(GIVEN REQUEST) In your copy, leave out the pictures; write out all the data exactly.

(STORED DATA)
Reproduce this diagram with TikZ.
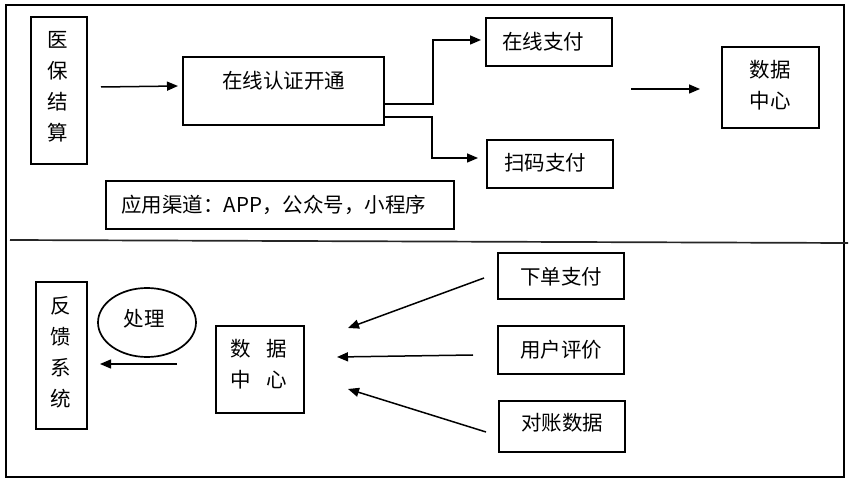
\documentclass[tikz,border=0pt]{standalone}
\usepackage{fontspec}
\setmainfont{Noto Sans CJK SC}
\usetikzlibrary{arrows.meta,shapes.geometric}
\begin{document}
\begin{tikzpicture}[x=1pt,y=-1pt,
  box/.style={draw,line width=2pt,inner sep=0pt},
  txt/.style={font=\fontsize{20.5}{31}\selectfont,align=center,inner sep=0pt},
  arr/.style={line width=1.5pt,-{Triangle[length=11pt,width=9pt]}},
  conn/.style={line width=1.5pt}]
\useasboundingbox (0,0) rectangle (852,486);
% frame and divider
\draw[line width=2pt] (6,5) rectangle (844,477);
\coordinate (d1) at (10,240);
\coordinate (d2) at (848,243);
\draw[line width=1.7pt,black!85] (d1) -- (d2);
% top part
\node[box,minimum width=56pt,minimum height=147pt] (yb) at (59,90.5) {};
\node[txt] (ybt) at (58,87) {医\\保\\结\\算};
\node[box,minimum width=201pt,minimum height=68pt] (rz) at (283.5,91) {};
\node[txt] (rzt) at (283.5,81) {在线认证开通};
\node[box,minimum width=126pt,minimum height=48pt] (zx) at (549,42) {};
\node[txt] (zxt) at (543,42) {在线支付};
\node[box,minimum width=126pt,minimum height=48pt] (sm) at (550,164) {};
\node[txt] (smt) at (545,163) {扫码支付};
\node[box,minimum width=348pt,minimum height=48pt] (yy) at (280,205) {};
\node[txt,anchor=west] (yyt) at (121,205) {应用渠道：APP，公众号，小程序};
\node[box,minimum width=97pt,minimum height=81pt] (sj1) at (770.5,87.5) {};
\node[txt] (sj1t) at (770,85) {数据\\中心};
\draw[arr] ([shift={(13,-3.5)}]yb.east) -- ([shift={(-4,-5)}]rz.west);
\draw[arr] ([yshift=-13]rz.east) -- ++(48,0) |- ([shift={(-4,-2)}]zx.west);
\draw[arr] ([yshift=9]rz.south east) -- ++(47,0) |- ([shift={(-8,-6)}]sm.west);
\coordinate (a1) at (631,89);
\draw[arr] (a1) -- ([shift={(-21,1.5)}]sj1.west);
% bottom part
\node[box,minimum width=51pt,minimum height=147pt] (fk) at (61.5,355.5) {};
\node[txt] (fkt) at (61,352) {反\\馈\\系\\统};
\node[draw,ellipse,line width=1.7pt,minimum width=98pt,minimum height=69pt,inner sep=0pt] (cl) at (147,322.5) {};
\node[txt] (clt) at (144,319) {处理};
\node[box,minimum width=88pt,minimum height=87pt] (sj2) at (260,369.5) {};
\node[txt] (sj2t) at (258.5,364.5) {数\hspace{16pt}据\\中\hspace{16pt}心};
\node[box,minimum width=126pt,minimum height=46pt] (xd) at (561,276) {};
\node[txt] (xdt) at (561,277) {下单支付};
\node[box,minimum width=126pt,minimum height=48pt] (yh) at (561,350) {};
\node[txt] (yht) at (561,350) {用户评价};
\node[box,minimum width=126pt,minimum height=51pt] (dz) at (562,426.5) {};
\node[txt] (dzt) at (562,423) {对账数据};
\draw[arr] ([shift={(-38,-5.5)}]sj2.west) -- ([shift={(12,8.5)}]fk.east);
\draw[arr] ([shift={(-13,2)}]xd.west) -- ([shift={(43,-41.5)}]sj2.east);
\draw[arr] ([shift={(-24,5)}]yh.west) -- ([shift={(32,-12.5)}]sj2.east);
\draw[arr] ([shift={(-12,5.5)}]dz.west) -- ([shift={(43,19.5)}]sj2.east);
\end{tikzpicture}
\end{document}
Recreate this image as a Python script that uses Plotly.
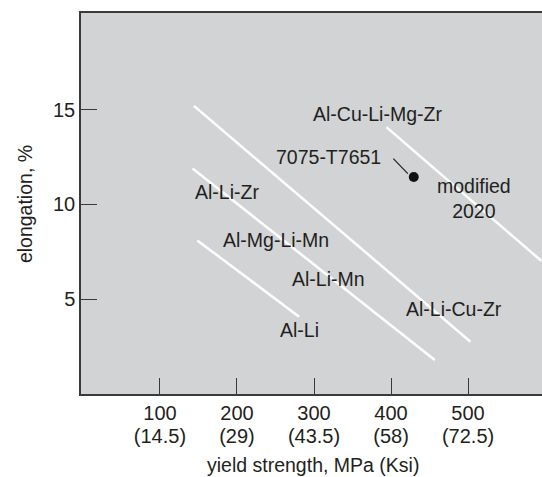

(THE COMPLETED TASK)
Reproduce this diagram with TikZ.
\documentclass[tikz,border=0pt]{standalone}
\usepackage{fontspec}
\setmainfont{Noto Sans CJK SC}
\usetikzlibrary{arrows.meta,shapes.geometric}
\begin{document}
\begin{tikzpicture}[x=1pt,y=-1pt,
  box/.style={draw,line width=2pt,inner sep=0pt},
  txt/.style={font=\fontsize{20.5}{31}\selectfont,align=center,inner sep=0pt},
  arr/.style={line width=1.5pt,-{Triangle[length=11pt,width=9pt]}},
  conn/.style={line width=1.5pt}]
\useasboundingbox (0,0) rectangle (852,486);
% frame and divider
\draw[line width=2pt] (6,5) rectangle (844,477);
\coordinate (d1) at (10,240);
\coordinate (d2) at (848,243);
\draw[line width=1.7pt,black!85] (d1) -- (d2);
% top part
\node[box,minimum width=56pt,minimum height=147pt] (yb) at (59,90.5) {};
\node[txt] (ybt) at (58,87) {医\\保\\结\\算};
\node[box,minimum width=201pt,minimum height=68pt] (rz) at (283.5,91) {};
\node[txt] (rzt) at (283.5,81) {在线认证开通};
\node[box,minimum width=126pt,minimum height=48pt] (zx) at (549,42) {};
\node[txt] (zxt) at (543,42) {在线支付};
\node[box,minimum width=126pt,minimum height=48pt] (sm) at (550,164) {};
\node[txt] (smt) at (545,163) {扫码支付};
\node[box,minimum width=348pt,minimum height=48pt] (yy) at (280,205) {};
\node[txt,anchor=west] (yyt) at (121,205) {应用渠道：APP，公众号，小程序};
\node[box,minimum width=97pt,minimum height=81pt] (sj1) at (770.5,87.5) {};
\node[txt] (sj1t) at (770,85) {数据\\中心};
\draw[arr] ([shift={(13,-3.5)}]yb.east) -- ([shift={(-4,-5)}]rz.west);
\draw[arr] ([yshift=-13]rz.east) -- ++(48,0) |- ([shift={(-4,-2)}]zx.west);
\draw[arr] ([yshift=9]rz.south east) -- ++(47,0) |- ([shift={(-8,-6)}]sm.west);
\coordinate (a1) at (631,89);
\draw[arr] (a1) -- ([shift={(-21,1.5)}]sj1.west);
% bottom part
\node[box,minimum width=51pt,minimum height=147pt] (fk) at (61.5,355.5) {};
\node[txt] (fkt) at (61,352) {反\\馈\\系\\统};
\node[draw,ellipse,line width=1.7pt,minimum width=98pt,minimum height=69pt,inner sep=0pt] (cl) at (147,322.5) {};
\node[txt] (clt) at (144,319) {处理};
\node[box,minimum width=88pt,minimum height=87pt] (sj2) at (260,369.5) {};
\node[txt] (sj2t) at (258.5,364.5) {数\hspace{16pt}据\\中\hspace{16pt}心};
\node[box,minimum width=126pt,minimum height=46pt] (xd) at (561,276) {};
\node[txt] (xdt) at (561,277) {下单支付};
\node[box,minimum width=126pt,minimum height=48pt] (yh) at (561,350) {};
\node[txt] (yht) at (561,350) {用户评价};
\node[box,minimum width=126pt,minimum height=51pt] (dz) at (562,426.5) {};
\node[txt] (dzt) at (562,423) {对账数据};
\draw[arr] ([shift={(-38,-5.5)}]sj2.west) -- ([shift={(12,8.5)}]fk.east);
\draw[arr] ([shift={(-13,2)}]xd.west) -- ([shift={(43,-41.5)}]sj2.east);
\draw[arr] ([shift={(-24,5)}]yh.west) -- ([shift={(32,-12.5)}]sj2.east);
\draw[arr] ([shift={(-12,5.5)}]dz.west) -- ([shift={(43,19.5)}]sj2.east);
\end{tikzpicture}
\end{document}
Recreate this image as a Python script that uses Plotly.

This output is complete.